What’s your favorite TV family?

Mike: The Looney Tunes.

Steve: I thought that family I saw weeping on the news just now was pretty funny.

Andrew: The Samsungs.

Dan: Maybe the Belchers, from Bob’s Burgers. What a great family. They go on some crazy adventures, but they still love each other.

Favorite crime family?

Businessman Lobsterman: My clients do not associate with any organized crime families.

Mike: The Sopranos. But don’t tell my family or they’ll bust me in da kneecaps with a ball peen hammer.

Andrew: The Antonuccis, one of the original crime families of Long Island.

Dan: Mike’s family makes great food for all of us. Is that a crime? Also, they rob and murder for money for the mafia.

Ever pulled any good pranks?

Dan: This is a lame one but, whenever we have to send voiceover work to each other for a cartoon, we’ll always hide a line in there that insults Steve, who has to sound-mix things.

Andrew: We do like to whisper things into the mic for Steve to hear later. I can’t believe we still do it because he really doesn’t like it. Even when we are in the middle of a tight shooting schedule or working with a celebrity, nothing can stop us from hurting Steve psychologically.

Steve: Sometimes I tell the guys I’m going to be on time for work and then I’ll show up 20 minutes late. They haaaaate it ‘cause I have all the stuff we use to make the videos.

Mike: One time, in first grade, Dan and Steve convinced me there was a monster living in their basement. I was so scared I wouldn’t go down there to get my shoes to go home.  They had to “sacrifice” one of their stuffed animals in order to get my shoes. I will forever be grateful for that stuffed animal’s bravery.

Any embarrassing moments from your lives, individually or together?

Steve: We did a stand-up show at a college once.

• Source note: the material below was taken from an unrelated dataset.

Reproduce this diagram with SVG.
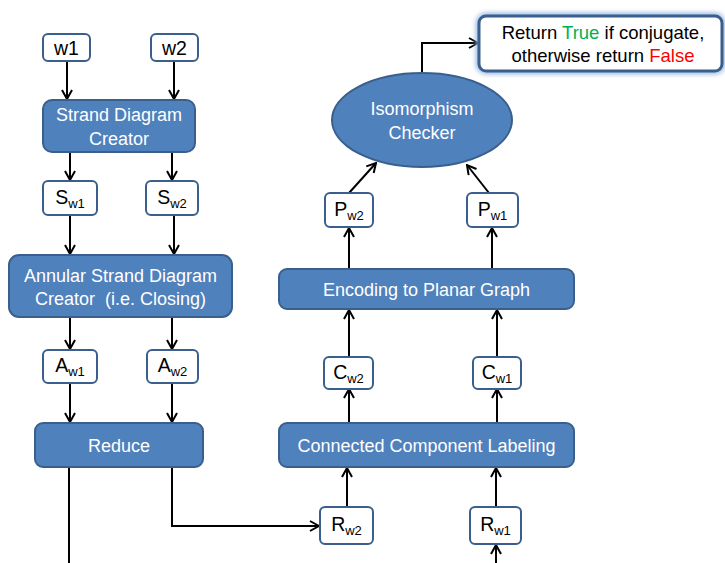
<svg xmlns="http://www.w3.org/2000/svg" width="725" height="563" viewBox="0 0 725 563">
<defs>
<style>
.proc{fill:#4F81BD;stroke:#3A5F8C;stroke-width:2}
.box{fill:#FFFFFF;stroke:#3A5F8C;stroke-width:2}
.wt{font-family:"Liberation Sans",Arial,sans-serif;font-size:18px;fill:#FFFFFF;text-anchor:middle}
.bt{font-family:"Liberation Sans",Arial,sans-serif;font-size:19.5px;fill:#000000;text-anchor:middle}
.sub{font-size:13px}
.rt{font-family:"Liberation Sans",Arial,sans-serif;font-size:18.5px;fill:#000000;text-anchor:middle}
.c{fill:none;stroke:#000000;stroke-width:2}
</style>
<marker id="ah" viewBox="0 0 12 12" refX="11" refY="6" markerWidth="12" markerHeight="12" markerUnits="userSpaceOnUse" orient="auto">
<polyline points="2,1 11,6 2,11" fill="none" stroke="#000" stroke-width="2"/>
</marker>
<filter id="glow" x="-10%" y="-30%" width="120%" height="160%">
<feGaussianBlur stdDeviation="2.5"/>
</filter>
</defs>

<g id="connectors">
<path class="c" d="M67,61 V99" marker-end="url(#ah)"/>
<path class="c" d="M174,61 V99" marker-end="url(#ah)"/>
<path class="c" d="M70,152 V180" marker-end="url(#ah)"/>
<path class="c" d="M172,152 V180" marker-end="url(#ah)"/>
<path class="c" d="M70,215 V254" marker-end="url(#ah)"/>
<path class="c" d="M174,215 V254" marker-end="url(#ah)"/>
<path class="c" d="M70,317 V349" marker-end="url(#ah)"/>
<path class="c" d="M172,317 V349" marker-end="url(#ah)"/>
<path class="c" d="M70,383 V422" marker-end="url(#ah)"/>
<path class="c" d="M172,383 V422" marker-end="url(#ah)"/>
<path class="c" d="M69,467 V563"/>
<path class="c" d="M172,467 V526 H319" marker-end="url(#ah)"/>
<path class="c" d="M347,507 V468" marker-end="url(#ah)"/>
<path class="c" d="M496,563 V545" marker-end="url(#ah)"/>
<path class="c" d="M496,507 V468" marker-end="url(#ah)"/>
<path class="c" d="M349,423 V389" marker-end="url(#ah)"/>
<path class="c" d="M497,423 V389" marker-end="url(#ah)"/>
<path class="c" d="M349,357 V310" marker-end="url(#ah)"/>
<path class="c" d="M497,357 V310" marker-end="url(#ah)"/>
<path class="c" d="M349,269 V228" marker-end="url(#ah)"/>
<path class="c" d="M492,269 V228" marker-end="url(#ah)"/>
<path class="c" d="M349,193 L376,163" marker-end="url(#ah)"/>
<path class="c" d="M489,193 L467,165" marker-end="url(#ah)"/>
<path class="c" d="M422,73 V43 H478" marker-end="url(#ah)"/>
</g>

<g id="w1"><rect class="box" x="43" y="34" width="47" height="27" rx="5"/><text class="bt" x="66.5" y="54.5">w1</text></g>
<g id="w2"><rect class="box" x="151" y="34" width="47" height="27" rx="5"/><text class="bt" x="174.5" y="54.5">w2</text></g>

<g id="strand-creator"><rect class="proc" x="43" y="100" width="152" height="52" rx="9"/>
<text class="wt" x="119" y="121">Strand Diagram</text><text class="wt" x="119" y="145">Creator</text></g>

<g id="sw1"><rect class="box" x="43" y="181" width="54" height="34" rx="5"/><text class="bt" x="70" y="204">S<tspan class="sub" dy="4">w1</tspan></text></g>
<g id="sw2"><rect class="box" x="146" y="181" width="52" height="34" rx="5"/><text class="bt" x="172" y="204">S<tspan class="sub" dy="4">w2</tspan></text></g>

<g id="annular-creator"><rect class="proc" x="9" y="255" width="223" height="62" rx="10"/>
<text class="wt" x="120.5" y="282">Annular Strand Diagram</text><text class="wt" x="120.5" y="305" xml:space="preserve">Creator  (i.e. Closing)</text></g>

<g id="aw1"><rect class="box" x="43" y="350" width="54" height="33" rx="5"/><text class="bt" x="70" y="372">A<tspan class="sub" dy="4">w1</tspan></text></g>
<g id="aw2"><rect class="box" x="147" y="350" width="51" height="33" rx="5"/><text class="bt" x="172.5" y="372">A<tspan class="sub" dy="4">w2</tspan></text></g>

<g id="reduce"><rect class="proc" x="35" y="423" width="168" height="44" rx="8"/><text class="wt" x="119" y="452">Reduce</text></g>

<g id="rw2"><rect class="box" x="320" y="507" width="53" height="37" rx="5"/><text class="bt" x="346.5" y="531">R<tspan class="sub" dy="4">w2</tspan></text></g>
<g id="rw1"><rect class="box" x="470" y="507" width="51" height="37" rx="5"/><text class="bt" x="495.5" y="531">R<tspan class="sub" dy="4">w1</tspan></text></g>

<g id="ccl"><rect class="proc" x="279" y="423" width="295" height="44" rx="8"/><text class="wt" x="426.5" y="452">Connected Component Labeling</text></g>

<g id="cw2"><rect class="box" x="324" y="357" width="49" height="32" rx="5"/><text class="bt" x="348.5" y="379">C<tspan class="sub" dy="4">w2</tspan></text></g>
<g id="cw1"><rect class="box" x="473" y="357" width="48" height="32" rx="5"/><text class="bt" x="497" y="379">C<tspan class="sub" dy="4">w1</tspan></text></g>

<g id="encoding"><rect class="proc" x="279" y="269" width="295" height="40" rx="8"/><text class="wt" x="426.5" y="296">Encoding to Planar Graph</text></g>

<g id="pw2"><rect class="box" x="325" y="193" width="48" height="34" rx="5"/><text class="bt" x="349" y="216">P<tspan class="sub" dy="4">w2</tspan></text></g>
<g id="pw1"><rect class="box" x="467" y="193" width="51" height="34" rx="5"/><text class="bt" x="492.5" y="216">P<tspan class="sub" dy="4">w1</tspan></text></g>

<g id="iso"><ellipse class="proc" cx="422" cy="120" rx="90" ry="47"/>
<text class="wt" x="422" y="115">Isomorphism</text><text class="wt" x="422" y="139">Checker</text></g>

<g id="result">
<rect x="479" y="16" width="243" height="55" rx="7" fill="none" stroke="#8DB3E2" stroke-width="6" filter="url(#glow)"/>
<rect x="479" y="16" width="243" height="55" rx="7" fill="#FFFFFF" stroke="#3A5F8C" stroke-width="3"/>
<text class="rt" x="603" y="39">Return <tspan fill="#00B050">True</tspan> if conjugate,</text>
<text class="rt" x="603" y="62">otherwise return <tspan fill="#FF0000">False</tspan></text>
</g>
</svg>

Nobody told us we were the only comedy act in a poetry-reading show. Right before we went on, a student went on stage and said, “I hear some laughing in the audience. I just want everyone to know people are baring their souls up here, so you should give them the courtesy of remaining quiet.” Then he introduced us.

Dan:  The guy from the poetry show used a cane to walk. It was really depressing and not a good intro for wacky goofs. Especially since we opened with out “canes are stupid” sketch. Oof.

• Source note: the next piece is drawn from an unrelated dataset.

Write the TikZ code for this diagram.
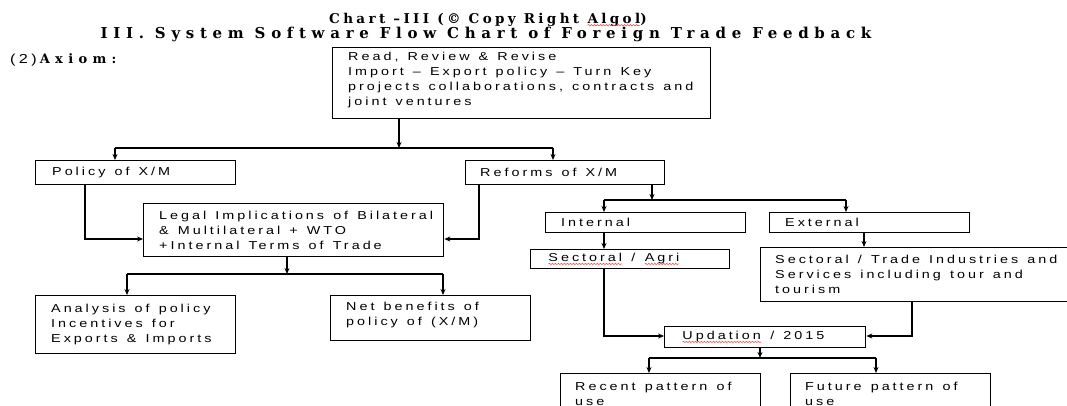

Steve: Dan, Mike and I went to a German festival called Sprachfest in high school for some reason and it was nuts!

Dan: I was asked to leave Sprachfest for being too loud and had to wait outside. It wasn’t, like, mean loud. I was being overly positive because I was bored.

Mike: One time I tried to kiss a girl, but I missed.

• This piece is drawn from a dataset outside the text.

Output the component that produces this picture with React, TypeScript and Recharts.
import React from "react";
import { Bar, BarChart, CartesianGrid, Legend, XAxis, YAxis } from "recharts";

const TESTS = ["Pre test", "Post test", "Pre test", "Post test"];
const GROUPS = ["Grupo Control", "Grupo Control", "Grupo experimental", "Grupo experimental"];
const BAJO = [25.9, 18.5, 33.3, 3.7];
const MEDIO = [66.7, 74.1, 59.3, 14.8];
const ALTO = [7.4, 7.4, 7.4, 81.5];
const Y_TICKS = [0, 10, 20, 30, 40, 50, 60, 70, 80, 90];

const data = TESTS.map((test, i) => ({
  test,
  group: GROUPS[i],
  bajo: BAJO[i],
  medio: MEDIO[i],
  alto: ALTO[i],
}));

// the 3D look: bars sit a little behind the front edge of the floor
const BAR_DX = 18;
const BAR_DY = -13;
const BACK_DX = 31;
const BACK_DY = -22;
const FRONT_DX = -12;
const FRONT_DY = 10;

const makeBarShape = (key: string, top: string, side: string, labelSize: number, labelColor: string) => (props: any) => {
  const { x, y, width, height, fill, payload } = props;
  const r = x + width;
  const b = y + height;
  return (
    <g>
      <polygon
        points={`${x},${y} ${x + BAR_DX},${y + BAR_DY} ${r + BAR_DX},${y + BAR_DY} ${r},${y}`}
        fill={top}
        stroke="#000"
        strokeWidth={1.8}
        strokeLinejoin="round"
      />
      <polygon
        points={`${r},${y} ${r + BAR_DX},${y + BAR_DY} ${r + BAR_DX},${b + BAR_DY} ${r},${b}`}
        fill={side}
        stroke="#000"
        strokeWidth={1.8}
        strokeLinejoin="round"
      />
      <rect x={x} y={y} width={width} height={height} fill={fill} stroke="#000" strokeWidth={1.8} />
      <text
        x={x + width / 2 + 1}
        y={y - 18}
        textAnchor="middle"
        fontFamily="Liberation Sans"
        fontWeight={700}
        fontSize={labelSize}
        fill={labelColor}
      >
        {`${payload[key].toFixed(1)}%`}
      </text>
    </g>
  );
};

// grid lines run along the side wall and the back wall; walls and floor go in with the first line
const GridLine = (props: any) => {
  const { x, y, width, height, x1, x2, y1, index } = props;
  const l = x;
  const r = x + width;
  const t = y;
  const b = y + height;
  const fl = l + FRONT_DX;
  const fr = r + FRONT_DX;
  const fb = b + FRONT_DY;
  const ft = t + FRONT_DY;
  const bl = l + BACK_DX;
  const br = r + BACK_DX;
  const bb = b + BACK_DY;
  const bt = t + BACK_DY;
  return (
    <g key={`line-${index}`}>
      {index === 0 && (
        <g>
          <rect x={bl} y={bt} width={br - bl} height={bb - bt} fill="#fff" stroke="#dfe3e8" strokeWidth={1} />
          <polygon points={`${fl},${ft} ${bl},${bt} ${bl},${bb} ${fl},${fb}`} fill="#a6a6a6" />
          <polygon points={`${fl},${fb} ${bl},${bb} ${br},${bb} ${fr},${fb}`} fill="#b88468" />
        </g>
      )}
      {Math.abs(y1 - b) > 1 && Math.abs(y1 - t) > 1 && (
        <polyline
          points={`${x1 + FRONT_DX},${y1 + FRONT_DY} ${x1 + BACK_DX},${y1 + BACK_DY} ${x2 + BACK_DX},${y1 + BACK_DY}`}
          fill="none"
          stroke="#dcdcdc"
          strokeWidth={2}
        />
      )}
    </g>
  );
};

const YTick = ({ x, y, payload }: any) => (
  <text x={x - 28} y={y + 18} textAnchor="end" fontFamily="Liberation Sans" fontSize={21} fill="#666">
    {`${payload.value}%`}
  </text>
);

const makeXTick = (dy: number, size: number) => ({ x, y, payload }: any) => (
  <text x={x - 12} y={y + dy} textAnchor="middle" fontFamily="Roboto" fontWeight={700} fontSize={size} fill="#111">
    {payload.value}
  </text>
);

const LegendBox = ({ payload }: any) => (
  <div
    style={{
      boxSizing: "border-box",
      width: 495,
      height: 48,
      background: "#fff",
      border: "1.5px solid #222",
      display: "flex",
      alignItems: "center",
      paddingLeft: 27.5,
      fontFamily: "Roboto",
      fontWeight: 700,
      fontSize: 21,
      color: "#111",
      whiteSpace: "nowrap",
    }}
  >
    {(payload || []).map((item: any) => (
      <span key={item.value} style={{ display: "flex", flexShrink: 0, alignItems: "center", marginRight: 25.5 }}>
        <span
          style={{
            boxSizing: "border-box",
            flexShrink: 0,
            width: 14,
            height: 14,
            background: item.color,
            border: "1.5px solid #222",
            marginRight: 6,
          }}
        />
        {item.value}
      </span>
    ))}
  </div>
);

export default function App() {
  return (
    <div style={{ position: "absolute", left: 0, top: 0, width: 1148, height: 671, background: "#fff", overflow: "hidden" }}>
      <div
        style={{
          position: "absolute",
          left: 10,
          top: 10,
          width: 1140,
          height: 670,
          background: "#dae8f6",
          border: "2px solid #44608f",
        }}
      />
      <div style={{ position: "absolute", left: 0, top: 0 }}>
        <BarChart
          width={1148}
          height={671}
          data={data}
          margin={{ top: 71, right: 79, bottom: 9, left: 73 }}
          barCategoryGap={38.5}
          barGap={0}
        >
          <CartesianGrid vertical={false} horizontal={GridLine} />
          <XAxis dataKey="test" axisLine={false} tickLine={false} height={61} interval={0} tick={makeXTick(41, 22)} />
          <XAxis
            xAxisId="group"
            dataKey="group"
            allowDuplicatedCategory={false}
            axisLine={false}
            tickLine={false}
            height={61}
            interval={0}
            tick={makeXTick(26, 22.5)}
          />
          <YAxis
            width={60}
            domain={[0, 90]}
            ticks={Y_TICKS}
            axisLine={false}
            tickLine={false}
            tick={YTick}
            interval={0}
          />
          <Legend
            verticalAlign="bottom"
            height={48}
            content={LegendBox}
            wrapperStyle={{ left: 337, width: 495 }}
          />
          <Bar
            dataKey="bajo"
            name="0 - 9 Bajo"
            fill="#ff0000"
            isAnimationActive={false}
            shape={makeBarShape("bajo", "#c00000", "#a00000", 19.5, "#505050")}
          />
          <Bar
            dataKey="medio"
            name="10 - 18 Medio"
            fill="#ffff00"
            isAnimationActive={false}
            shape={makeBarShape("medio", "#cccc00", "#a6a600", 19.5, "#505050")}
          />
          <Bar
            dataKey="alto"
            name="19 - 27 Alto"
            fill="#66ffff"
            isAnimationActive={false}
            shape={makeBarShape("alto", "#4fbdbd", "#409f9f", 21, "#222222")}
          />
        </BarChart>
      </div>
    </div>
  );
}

Andrew: No embarrassing moments. But I do have a question. Why does the government expect us to believe we landed on the moon? There is NO WAY we could do that, especially not in 1969.

Businessman Lobsterman: Are we done here?! If my clients aren’t being charged with anything–besides being “too handsome”– you have no right to hold them. Come on boys, let’s go to the Taco Bell.